━━━━━ GIVEN DATA

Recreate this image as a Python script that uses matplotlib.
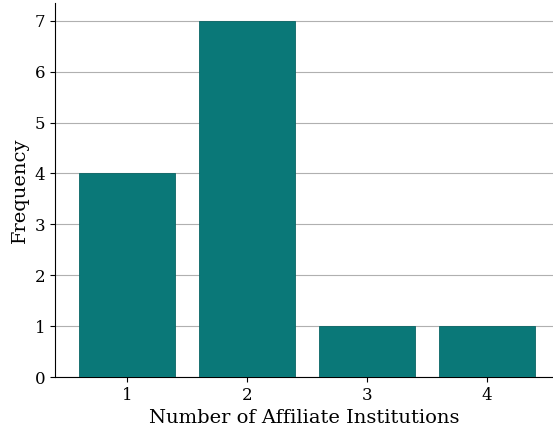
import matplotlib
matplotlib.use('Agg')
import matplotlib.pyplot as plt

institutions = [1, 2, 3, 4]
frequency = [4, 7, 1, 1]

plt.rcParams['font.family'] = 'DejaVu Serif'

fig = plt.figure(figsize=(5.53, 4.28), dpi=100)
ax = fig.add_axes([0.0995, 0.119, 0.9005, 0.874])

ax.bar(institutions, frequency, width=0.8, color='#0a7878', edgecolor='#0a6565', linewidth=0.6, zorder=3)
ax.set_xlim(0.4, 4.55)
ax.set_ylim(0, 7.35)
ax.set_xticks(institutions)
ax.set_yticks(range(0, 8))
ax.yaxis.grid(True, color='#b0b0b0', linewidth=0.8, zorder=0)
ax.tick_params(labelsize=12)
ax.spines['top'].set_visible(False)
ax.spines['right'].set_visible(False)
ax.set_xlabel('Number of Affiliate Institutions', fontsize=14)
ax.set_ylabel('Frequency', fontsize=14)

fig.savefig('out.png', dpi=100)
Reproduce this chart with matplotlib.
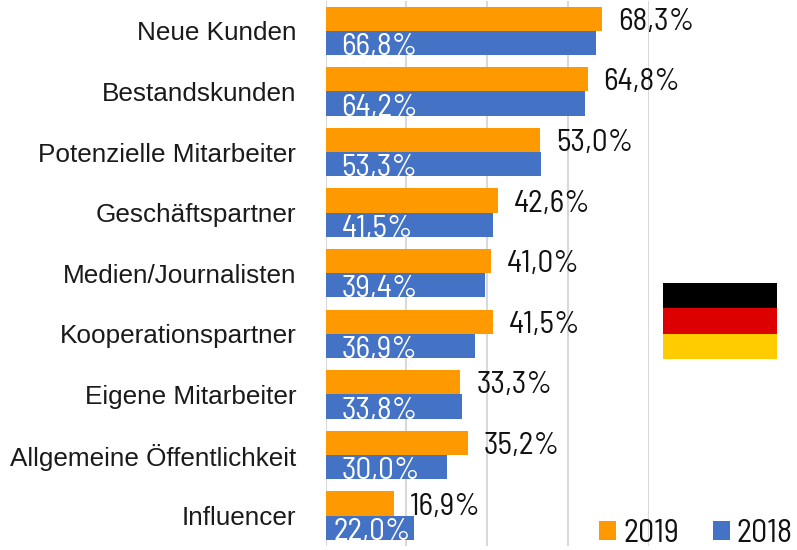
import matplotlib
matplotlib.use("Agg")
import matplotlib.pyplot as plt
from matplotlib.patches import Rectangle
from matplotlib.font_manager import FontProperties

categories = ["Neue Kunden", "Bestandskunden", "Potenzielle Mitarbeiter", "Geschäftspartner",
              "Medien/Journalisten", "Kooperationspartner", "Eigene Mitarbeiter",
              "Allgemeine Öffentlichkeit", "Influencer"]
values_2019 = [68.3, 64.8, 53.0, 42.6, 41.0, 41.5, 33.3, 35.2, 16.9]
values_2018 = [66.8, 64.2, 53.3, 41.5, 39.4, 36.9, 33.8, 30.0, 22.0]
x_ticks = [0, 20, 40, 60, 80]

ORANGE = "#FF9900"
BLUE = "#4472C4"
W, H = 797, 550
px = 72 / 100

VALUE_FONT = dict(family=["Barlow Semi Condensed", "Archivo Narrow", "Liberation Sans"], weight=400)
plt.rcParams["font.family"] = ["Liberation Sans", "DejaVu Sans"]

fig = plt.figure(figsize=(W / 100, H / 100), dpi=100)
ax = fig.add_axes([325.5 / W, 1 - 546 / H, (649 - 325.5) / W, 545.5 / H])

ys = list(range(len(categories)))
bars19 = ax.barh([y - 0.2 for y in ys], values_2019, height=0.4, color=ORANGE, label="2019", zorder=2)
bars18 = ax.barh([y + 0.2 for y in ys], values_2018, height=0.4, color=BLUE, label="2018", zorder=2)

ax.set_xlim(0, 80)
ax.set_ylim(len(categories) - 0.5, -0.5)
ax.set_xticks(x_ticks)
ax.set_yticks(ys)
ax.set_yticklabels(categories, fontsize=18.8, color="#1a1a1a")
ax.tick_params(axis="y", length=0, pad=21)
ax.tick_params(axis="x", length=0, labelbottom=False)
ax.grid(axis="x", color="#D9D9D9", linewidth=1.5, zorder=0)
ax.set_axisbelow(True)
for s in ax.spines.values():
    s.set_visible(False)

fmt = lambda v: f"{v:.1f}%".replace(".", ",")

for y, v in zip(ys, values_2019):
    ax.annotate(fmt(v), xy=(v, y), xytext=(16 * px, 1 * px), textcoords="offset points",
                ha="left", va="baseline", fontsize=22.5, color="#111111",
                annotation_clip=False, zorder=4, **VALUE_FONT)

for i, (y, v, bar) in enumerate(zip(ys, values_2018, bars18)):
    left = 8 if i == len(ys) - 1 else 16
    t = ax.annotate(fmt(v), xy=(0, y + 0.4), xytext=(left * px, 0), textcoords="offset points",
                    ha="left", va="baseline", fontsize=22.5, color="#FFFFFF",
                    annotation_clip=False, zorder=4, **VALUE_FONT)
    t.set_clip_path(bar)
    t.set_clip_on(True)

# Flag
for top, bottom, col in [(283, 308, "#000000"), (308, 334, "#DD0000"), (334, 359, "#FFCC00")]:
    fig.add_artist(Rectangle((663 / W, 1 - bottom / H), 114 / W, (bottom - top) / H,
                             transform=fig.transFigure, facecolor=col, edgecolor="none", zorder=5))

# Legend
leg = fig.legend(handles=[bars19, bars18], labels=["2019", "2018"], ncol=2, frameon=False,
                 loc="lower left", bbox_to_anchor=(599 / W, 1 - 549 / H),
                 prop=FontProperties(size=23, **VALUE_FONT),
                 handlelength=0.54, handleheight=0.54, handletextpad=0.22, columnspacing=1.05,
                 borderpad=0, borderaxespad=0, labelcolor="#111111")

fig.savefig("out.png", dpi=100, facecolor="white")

━━━━━━━━━━

• WHAT TO WORK ON
Please write out all of the material above without changing a word, and omit any pictures.

• TASK SOLUTION
Recreate this image as a Python script that uses matplotlib.
import matplotlib
matplotlib.use('Agg')
import matplotlib.pyplot as plt

institutions = [1, 2, 3, 4]
frequency = [4, 7, 1, 1]

plt.rcParams['font.family'] = 'DejaVu Serif'

fig = plt.figure(figsize=(5.53, 4.28), dpi=100)
ax = fig.add_axes([0.0995, 0.119, 0.9005, 0.874])

ax.bar(institutions, frequency, width=0.8, color='#0a7878', edgecolor='#0a6565', linewidth=0.6, zorder=3)
ax.set_xlim(0.4, 4.55)
ax.set_ylim(0, 7.35)
ax.set_xticks(institutions)
ax.set_yticks(range(0, 8))
ax.yaxis.grid(True, color='#b0b0b0', linewidth=0.8, zorder=0)
ax.tick_params(labelsize=12)
ax.spines['top'].set_visible(False)
ax.spines['right'].set_visible(False)
ax.set_xlabel('Number of Affiliate Institutions', fontsize=14)
ax.set_ylabel('Frequency', fontsize=14)

fig.savefig('out.png', dpi=100)
Reproduce this chart with matplotlib.
import matplotlib
matplotlib.use("Agg")
import matplotlib.pyplot as plt
from matplotlib.patches import Rectangle
from matplotlib.font_manager import FontProperties

categories = ["Neue Kunden", "Bestandskunden", "Potenzielle Mitarbeiter", "Geschäftspartner",
              "Medien/Journalisten", "Kooperationspartner", "Eigene Mitarbeiter",
              "Allgemeine Öffentlichkeit", "Influencer"]
values_2019 = [68.3, 64.8, 53.0, 42.6, 41.0, 41.5, 33.3, 35.2, 16.9]
values_2018 = [66.8, 64.2, 53.3, 41.5, 39.4, 36.9, 33.8, 30.0, 22.0]
x_ticks = [0, 20, 40, 60, 80]

ORANGE = "#FF9900"
BLUE = "#4472C4"
W, H = 797, 550
px = 72 / 100

VALUE_FONT = dict(family=["Barlow Semi Condensed", "Archivo Narrow", "Liberation Sans"], weight=400)
plt.rcParams["font.family"] = ["Liberation Sans", "DejaVu Sans"]

fig = plt.figure(figsize=(W / 100, H / 100), dpi=100)
ax = fig.add_axes([325.5 / W, 1 - 546 / H, (649 - 325.5) / W, 545.5 / H])

ys = list(range(len(categories)))
bars19 = ax.barh([y - 0.2 for y in ys], values_2019, height=0.4, color=ORANGE, label="2019", zorder=2)
bars18 = ax.barh([y + 0.2 for y in ys], values_2018, height=0.4, color=BLUE, label="2018", zorder=2)

ax.set_xlim(0, 80)
ax.set_ylim(len(categories) - 0.5, -0.5)
ax.set_xticks(x_ticks)
ax.set_yticks(ys)
ax.set_yticklabels(categories, fontsize=18.8, color="#1a1a1a")
ax.tick_params(axis="y", length=0, pad=21)
ax.tick_params(axis="x", length=0, labelbottom=False)
ax.grid(axis="x", color="#D9D9D9", linewidth=1.5, zorder=0)
ax.set_axisbelow(True)
for s in ax.spines.values():
    s.set_visible(False)

fmt = lambda v: f"{v:.1f}%".replace(".", ",")

for y, v in zip(ys, values_2019):
    ax.annotate(fmt(v), xy=(v, y), xytext=(16 * px, 1 * px), textcoords="offset points",
                ha="left", va="baseline", fontsize=22.5, color="#111111",
                annotation_clip=False, zorder=4, **VALUE_FONT)

for i, (y, v, bar) in enumerate(zip(ys, values_2018, bars18)):
    left = 8 if i == len(ys) - 1 else 16
    t = ax.annotate(fmt(v), xy=(0, y + 0.4), xytext=(left * px, 0), textcoords="offset points",
                    ha="left", va="baseline", fontsize=22.5, color="#FFFFFF",
                    annotation_clip=False, zorder=4, **VALUE_FONT)
    t.set_clip_path(bar)
    t.set_clip_on(True)

# Flag
for top, bottom, col in [(283, 308, "#000000"), (308, 334, "#DD0000"), (334, 359, "#FFCC00")]:
    fig.add_artist(Rectangle((663 / W, 1 - bottom / H), 114 / W, (bottom - top) / H,
                             transform=fig.transFigure, facecolor=col, edgecolor="none", zorder=5))

# Legend
leg = fig.legend(handles=[bars19, bars18], labels=["2019", "2018"], ncol=2, frameon=False,
                 loc="lower left", bbox_to_anchor=(599 / W, 1 - 549 / H),
                 prop=FontProperties(size=23, **VALUE_FONT),
                 handlelength=0.54, handleheight=0.54, handletextpad=0.22, columnspacing=1.05,
                 borderpad=0, borderaxespad=0, labelcolor="#111111")

fig.savefig("out.png", dpi=100, facecolor="white")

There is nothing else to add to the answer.